In just four short years, writer Scott Snyder and artist Greg Capullo have vaulted themselves to the top of the list of Batman creative teams, just under the legendary duo of Denny O’Neil and Neal Adams. Between the ‘Court of Owls’, ‘Death of the Family’, ‘Zero Year’, and ‘Endgame’, their run on Batman has been the best run in decades, and definitely the crown jewel in the New 52 line-up.
While DC was fumbling around trying to figure out what their new universe meant and who their characters even were in these new incarnations, Snyder and Capullo were showing everyone else how it’s done. Batman #41 begins a new chapter not just for this creative team but for the character of Batman, as someone other than Bruce Wayne takes the mantle of the Bat.

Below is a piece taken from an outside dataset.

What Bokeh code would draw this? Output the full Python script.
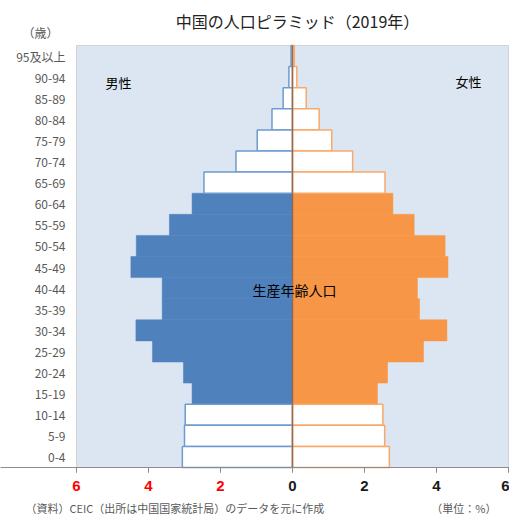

As much as I have faith in this creative team, even I was wondering if they could pull off a Batman without Bruce Wayne. After all, that’s been tried before, twice — first when Azrael took over for Batman in the ’90’s, and then just prior to the New 52, when Dick Grayson became Batman. The Grayson Batman worked, because we felt that after all these years, he’d earned his time in the cowl. Azrael was a brand new character when he was Batman, and therefore the whole thing felt like what it was-a giant gimmick, and didn’t really work.
Snyder learned from the mistakes of the past, and put someone in the suit who we already know and love, and more to the point, has also earned his ears, so to speak; none other than Commissioner Jim Gordon.
Gordon has been one of the most consistently written characters in Snyder’s run, and was a huge part of ‘Zero Year’, where we saw exactly how that legendary partnership was formed, and just how integral he was to Batman becoming the Batman we know.
The character of Gordon has gone through a bit of a rennasaince in the past decade, thanks mostly to Gary Oldman’s portryal of the character in Christopher Nolan’s films. The version I grew up with was a white-haired old man who was at least seventy, but Nolan’s movies made Gordon middle-aged instead of ready for the retirement home, and the New 52 quickly followed suit. There’s even a line in this issue where Harvey Bullock questions Gordon being Batman by saying to him “you’re at least 60,” to which Gordon replies “46”. It establishes once and for all that this Jim Gordon is not that old, and certainly young enough to still kick some ass.
The issue opens some months after ‘Endgame’ and the Joker’s last rampage against Gotham. Both Batman and the Joker are presumed dead at the end of that last battle, although the last issue of ‘Endgame’ made it clear that Bruce had indeed survived (in case there was any doubt). But no one has seen or heard from him, and as everyone knows, Gotham NEEDS a Batman. So the Powers Corporation (a nice nod to the Batman Beyond series) has taken it upon itself to create a new Batman, someone who’s not exactly a cop but can work with the police, a symbol for the city.
There are a lot of nods to ’80s classic Robocop here, in fact this whole issue feels like Robocop meets Batman, although luckily Gordon doesn’t need to be blown to bits to get in the suit.
Although the story begins with the new robo-suited Batman in the middle of stopping a crime in Gotham’s Little Cuba district, it also flashes back to when Gordon was approached to take the mantle, and all the decisions that went into creating a whole new Batman from the ground up. Needless to say, Gordon didn’t just jump a the chance to become a superhero…it took quite a bit of convincing, and lot of this issue deals with just how he was eventually convinced to do it. If Gordon were eager to become a new Batman, a lot of the drama would be drained from this story. Having a reluctant Batman makes for something a bit different than what we’re all used to.
Snyder’s Gotham City has always been the real character during his Batman run as much as Bruce, if not more so, so in a way, it feels as if nothing has changed. Capullo’s art is just as spectacular as ever, and even though I’m not crazy about the new robo suit (in the story, Gordon even pointed out what I’ve thought since I first saw the new costume — those are rabbit ears not bat ears!) neither is Jim Gordon. We get a more traditional, yet updated Batman costume for him to wear under all that bulk, and it’s a pretty sweet costume, fresh but still looking like Batman. Needless to say, Capullo knows how to draw action, and the scenes with Batman fighting a new, electrically powered villain are dynamic and fun, and exactly what you’d want from a Batman book.
Of course, we all know Bruce will eventually be back as Batman, and if I were a betting man, I’d say probably even by issue #50. The end of this issue makes it clear once again that Bruce is still alive, but just why he’s been OK giving up being Batman remains a mystery. (I hope it’s not amnesia. I trust you Snyder…don’t have it be amnesia).
In the meantime, I’m on board for any version of Batman that Snyder and Capullo have to offer me, and Batman #41 is a great jumping on point for anyone looking to get into what I hope will continue to be a long and continuing run on this title from one of the best creative teams it’s ever had.